Ex-member of Basque group ETA sentenced to 85 years in jail over Madrid car bomb attack

MADRID (Reuters) - Spain's High Court has sentenced a former member of the defunct Basque separatist group ETA to 85 years in prison for her involvement in a car bomb attack in Madrid that left 11 people injured 24 years ago, the court said on Tuesday.

The court found Ana Belen Egues guilty of placing and detonating a dynamite charge in a stolen vehicle in the north of the Spanish capital on Aug. 8, 2000.

"The explosion...affected a large number of people, seriously disrupting their day-to-day activities," the ruling said.

The court, which handles all terrorism-related cases in Spain, handed Egues a 15-year sentence for the crime of terrorist damage and 70 years on seven counts of attempted homicide.

Out of the 11 people injured in the explosion, seven were left in serious condition.
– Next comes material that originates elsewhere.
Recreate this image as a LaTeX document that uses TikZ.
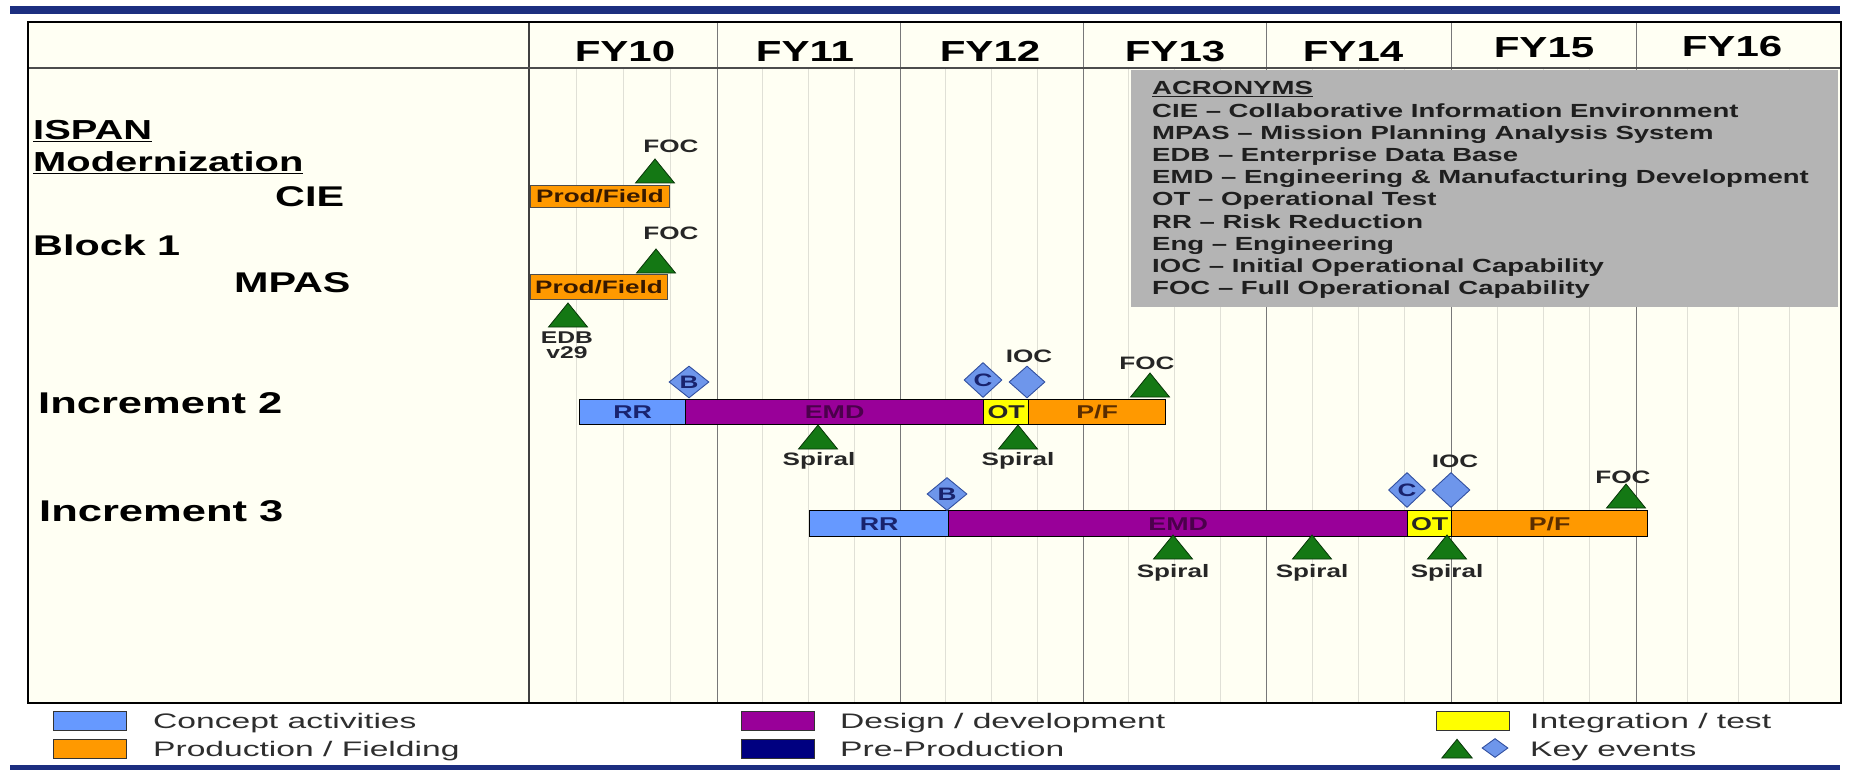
\documentclass[tikz,border=0pt]{standalone}
\usepackage{fontspec}
\setmainfont{Liberation Sans}[FakeStretch=1.45]
\newfontfamily\legfont{Liberation Sans}[FakeStretch=1.6]
\usetikzlibrary{shapes.geometric}
\definecolor{navybar}{RGB}{28,46,128}
\definecolor{cream}{RGB}{255,255,243}
\definecolor{rrc}{RGB}{102,153,255}
\definecolor{emdc}{RGB}{153,0,153}
\definecolor{otc}{RGB}{255,255,0}
\definecolor{pfc}{RGB}{255,153,0}
\definecolor{ppc}{RGB}{0,0,128}
\definecolor{acrc}{RGB}{180,180,180}
\definecolor{keyg}{RGB}{20,120,20}
\definecolor{keyd}{RGB}{110,150,235}
\definecolor{keydb}{RGB}{50,80,160}
\definecolor{yearline}{RGB}{120,120,120}
\definecolor{qline}{RGB}{224,224,214}
\definecolor{rrtxt}{RGB}{25,35,110}
\definecolor{emdtxt}{RGB}{75,0,75}
\definecolor{pftxt}{RGB}{90,45,0}
\definecolor{pftxt2}{RGB}{55,25,0}
\begin{document}
\begin{tikzpicture}[x=1pt,y=-1pt,
  lbl/.style={font=\bfseries\fontsize{28.5}{30}\selectfont, anchor=base west, inner sep=0pt},
  fy/.style={font=\bfseries\fontsize{29}{30}\selectfont, anchor=base, inner sep=0pt},
  acr/.style={font=\bfseries\fontsize{19}{20}\selectfont, anchor=base west, inner sep=0pt, text=black!88},
  bar/.style={draw=black, line width=1.3pt, anchor=north west, inner sep=0pt, font=\bfseries\fontsize{18.5}{19}\selectfont},
  pfbox/.style={draw=black!70, line width=1pt, fill=pfc, anchor=north west, inner sep=0pt, font=\bfseries\fontsize{18}{18}\selectfont, text=pftxt2},
  evl/.style={font=\bfseries\fontsize{18}{18}\selectfont, anchor=base, inner sep=0pt, text=black!85},
  kd/.style={shape=diamond, draw=keydb, fill=keyd, line width=0.9pt, inner sep=0pt, font=\bfseries\fontsize{18}{18}\selectfont, text=rrtxt},
  legbox/.style={draw=black!80, line width=1pt, minimum width=73pt, minimum height=19pt, inner sep=0pt, anchor=north west},
  legtxt/.style={font=\legfont\fontsize{21}{22}\selectfont, anchor=base west, inner sep=0pt, text=black!82},
  keytri/.pic={\draw[fill=keyg, draw=black!55!keyg, line width=0.8pt] (-19.5,0) -- (19.5,0) -- (0,-24) -- cycle;}
]
\useasboundingbox (0,0) rectangle (1849,770);
\fill[white] (0,0) rectangle (1849,770);
% top and bottom bands
\fill[navybar] (10,6) rectangle (1840,14);
\fill[navybar] (10,765) rectangle (1840,770);
% chart area
\fill[cream] (28,22) rectangle (1841,703);
\foreach \a/\b in {529/717,717/900,900/1083,1083/1266,1266/1451,1451/1636,1636/1841}
  \foreach \k in {1,2,3}
    \draw[qline, line width=1pt] ({\a+(\b-\a)*\k/4},68) -- ({\a+(\b-\a)*\k/4},703);
\foreach \x in {717,900,1083,1266,1451,1636}
  \draw[yearline, line width=1pt] (\x,22) -- (\x,703);
\draw[black!75, line width=1.5pt] (529,22) -- (529,703);
\draw[black!70, line width=1.5pt] (28,68) -- (1841,68);
% acronym box
\fill[acrc] (1131,70) rectangle (1838,307);
\draw[black, line width=2.5pt] (28,22) rectangle (1841,703);

% year headers
\node[fy] (fy10) at (625,62) {FY10};
\node[fy] (fy11) at (805,62) {FY11};
\node[fy] (fy12) at (990,62) {FY12};
\node[fy] (fy13) at (1175,62) {FY13};
\node[fy] (fy14) at (1353,62) {FY14};
\node[fy] (fy15) at (1544,58) {FY15};
\node[fy] (fy16) at (1732,57) {FY16};

% left labels
\node[lbl, font=\bfseries\fontsize{27.5}{30}\selectfont] (ispan) at (33,140) {\underline{ISPAN}};
\node[lbl, font=\bfseries\fontsize{27.5}{30}\selectfont] (modern) at (33,172) {\underline{Modernization}};
\node[lbl] (cie) at (275,207) {CIE};
\node[lbl] (block) at (33,255) {Block 1};
\node[lbl] (mpas) at (234,292) {MPAS};
\node[lbl, font=\bfseries\fontsize{30}{30}\selectfont] (inc2) at (38,413) {Increment 2};
\node[lbl, font=\bfseries\fontsize{30}{30}\selectfont] (inc3) at (39,521) {Increment 3};

% acronyms
\node[acr] (acr0) at (1152,95) {\underline{ACRONYMS}};
\node[acr] (acr1) at (1152,117.2) {CIE – Collaborative Information Environment};
\node[acr] (acr2) at (1152,139.4) {MPAS – Mission Planning Analysis System};
\node[acr] (acr3) at (1152,161.6) {EDB – Enterprise Data Base};
\node[acr] (acr4) at (1152,183.8) {EMD – Engineering \& Manufacturing Development};
\node[acr] (acr5) at (1152,206) {OT – Operational Test};
\node[acr] (acr6) at (1152,228.2) {RR – Risk Reduction};
\node[acr] (acr7) at (1152,250.4) {Eng – Engineering};
\node[acr] (acr8) at (1152,272.6) {IOC – Initial Operational Capability};
\node[acr] (acr9) at (1152,294.8) {FOC – Full Operational Capability};

% Block 1 rows
\node[pfbox, minimum width=139pt, minimum height=22pt] (ciepf) at (530,185) {Prod/Field};
\pic (ciefoc) at (655,183) {keytri};
\node[evl] (ciefocl) at (671,153) {FOC};
\node[pfbox, minimum width=137pt, minimum height=25pt] (mpaspf) at (530,274) {Prod/Field};
\pic (mpasfoc) at (656,273) {keytri};
\node[evl] (mpasfocl) at (671,240) {FOC};
\pic (edb) at (568,327) {keytri};
\node[evl, font=\bfseries\fontsize{17}{17}\selectfont] (edbl) at (567,343) {EDB};
\node[evl, font=\bfseries\fontsize{17}{17}\selectfont] (v29l) at (567,358) {v29};

% Increment 2
\node[bar, fill=rrc, text=rrtxt, minimum width=106pt, minimum height=25pt] (i2rr) at (579,399) {RR};
\node[bar, fill=emdc, text=emdtxt, minimum width=298pt, minimum height=25pt] (i2emd) at (685,399) {EMD};
\node[bar, fill=otc, text=black!85, minimum width=45pt, minimum height=25pt] (i2ot) at (983,399) {OT};
\node[bar, fill=pfc, text=pftxt, minimum width=137pt, minimum height=25pt] (i2pf) at (1028,399) {P/F};
\node[kd, minimum width=40pt, minimum height=32pt] (i2b) at (689,382) {B};
\node[kd, minimum width=38pt, minimum height=35pt] (i2c) at (983,380) {C};
\node[kd, minimum width=36pt, minimum height=32pt] (i2ioc) at (1027,382) {};
\node[evl] (i2iocl) at (1029,362) {IOC};
\pic (i2foc) at (1150,397) {keytri};
\node[evl] (i2focl) at (1147,369) {FOC};
\pic (i2s1) at (818,449) {keytri};
\node[evl] (i2s1l) at (819,465) {Spiral};
\pic (i2s2) at (1018,449) {keytri};
\node[evl] (i2s2l) at (1018,465) {Spiral};

% Increment 3
\node[bar, fill=rrc, text=rrtxt, minimum width=139pt, minimum height=26pt] (i3rr) at (809,510) {RR};
\node[bar, fill=emdc, text=emdtxt, minimum width=459pt, minimum height=26pt] (i3emd) at (948,510) {EMD};
\node[bar, fill=otc, text=black!85, minimum width=44pt, minimum height=26pt] (i3ot) at (1407,510) {OT};
\node[bar, fill=pfc, text=pftxt, minimum width=196pt, minimum height=26pt] (i3pf) at (1451,510) {P/F};
\node[kd, minimum width=40pt, minimum height=33pt] (i3b) at (947,494) {B};
\node[kd, minimum width=37pt, minimum height=35pt] (i3c) at (1407,490) {C};
\node[kd, minimum width=38pt, minimum height=35pt] (i3ioc) at (1451,490) {};
\node[evl] (i3iocl) at (1455,467) {IOC};
\pic (i3foc) at (1626,508) {keytri};
\node[evl] (i3focl) at (1623,483) {FOC};
\pic (i3s1) at (1173,559) {keytri};
\node[evl] (i3s1l) at (1173,577) {Spiral};
\pic (i3s2) at (1312,559) {keytri};
\node[evl] (i3s2l) at (1312,577) {Spiral};
\pic (i3s3) at (1447,559) {keytri};
\node[evl] (i3s3l) at (1447,577) {Spiral};

% legend
\node[legbox, fill=rrc] (lg1) at (53,711) {};
\node[legtxt] (lt1) at (153,728) {Concept activities};
\node[legbox, fill=pfc] (lg2) at (53,739) {};
\node[legtxt] (lt2) at (153,756) {Production / Fielding};
\node[legbox, fill=emdc] (lg3) at (741,711) {};
\node[legtxt] (lt3) at (840,728) {Design / development};
\node[legbox, fill=ppc] (lg4) at (741,739) {};
\node[legtxt] (lt4) at (840,756) {Pre-Production};
\node[legbox, fill=otc] (lg5) at (1436,711) {};
\node[legtxt] (lt5) at (1530,728) {Integration / test};
\pic[scale=0.78] (lgt) at (1457,758) {keytri};
\node[kd, minimum width=26pt, minimum height=19pt] (lgd) at (1495,748) {};
\node[legtxt] (lt6) at (1530,756) {Key events};
\end{tikzpicture}
\end{document}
Egues, 55, was already serving a 30-year jail sentence for another bombing in November 2001 that injured 97 people and killed a senior police official, as well as a 126-year sentence for taking part in the assassination of an army officer in January 2000.

She was arrested shortly after the 2001 attack.

In 2018, ETA (Euzkadi Ta Azkatasuna, or Basque Homeland and Liberty) announced it had completely dismantled all its structures, ending a 50-year guerrilla campaign against the Spanish state in which it killed 853 people, according to government figures.